Standon Calling Continued: Micachu & The Shapes
Saturday, August 8
With a newly released album and the likes of Golden Silvers and Josh Weller singing their praises, Micachu and the Shapes have been lighting up the London circuit for a good year or so now, to much acclaim from fellow musicians and music loving public alike. Unfortunately it seems that the Sunday evening smattering of people at Standon this year weren’t quite far enough into the loop to appreciate exactly what they were missing when they decided not to visit the gloomy Apollo tent at ten to seven on the last night of the festival, and thus in a true catch 22, the limp crowd reaction and frankly awful technical attendance meant that the band were not on nearly the same form as when I saw them at Bronze club at the turn of the year. Sitting the band down for a chat beforehand, Levi (Micachu), Marc (drummer) and Raisa (synths ad percussion) seemed slightly subdued, probably because they’d just had to sit through a much longer, and probably much more boring interview just a second before…
Elliot; As a drummer, Im particularly taken by your use of percussion throughout the band, and even more so to that extent by the different objects used to make music, like, you use bottles, tin cans, even putting card under the strings of a guitar gives the sound a more rhythmic effect. How did you go about discovering these uses for things?
Levi; Well I mean, we write beats a lot, so the percussion and rhythm thing is really important, but like, I just discover things, like the card in the strings, was just from me messing around with it, and writing a song off it…
Raisa; If you need a sound, you just have to create sounds to fill the gap.
Elliot; So how does the song writing go, does Mica write it and then you come together, or is it completely a collective effort?
Marc; Yeah, Mica will write a song, and we’ll all have input on how it builds from there, so it becomes our own.
Elliot; I think that way, you get structure, but the song progresses more organically…
Marc; That’s the second time I’ve heard that said today… I think organic is a good way to describe that kind of songwriting…
Levi; How would you describe vegetables then?

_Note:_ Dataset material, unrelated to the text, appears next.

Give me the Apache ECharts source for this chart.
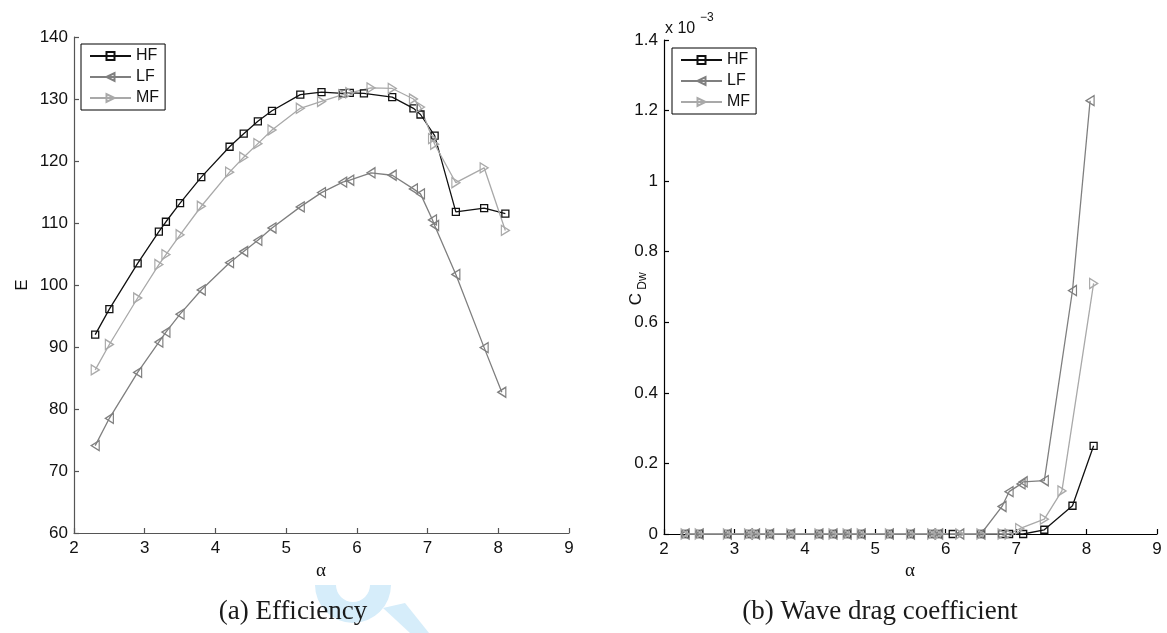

Marc; reaaal food…innit. (followed by dead silence)
Elliot; Riiiight…well that’s going to be the best bit of this interview write up! Do you lot like Electronic dance music a lot? I know you DJ Mica, and I’ve heard your ‘filthy friends’ mixtape…
Levi; Yeah, I mean, we like to go out, and see Djs, and do a lot of remixes and that, and so I’m more up for seeing Djs than bands when I go out, but at the same time, we go out and see bands because we’re a band…
Raisa; I prefer seeing bands. (bit more silence)
The shapes’ band dynamic is a funny one. Two very strong female presences in Levi and Raisa mean a great deal of ‘lets not fuck about here’ which is only broken by the boyish humour of Marc, who succeeds on getting the crowd onside during the 20 minute delay at the start of the set, due completely to soundman incompetence. While the actual interview was short, and mostly blabbering on my part as I tried to entertain the trio, the selected words from the band above show an interesting nonchalance in the face of conformity, using whatever they want to create songs however they want them and for as long as they want them, yet managing to get a hook in there that keeps such bizarrely formed ‘organic’ songs in your head for days after… go see them, but only in a small bar.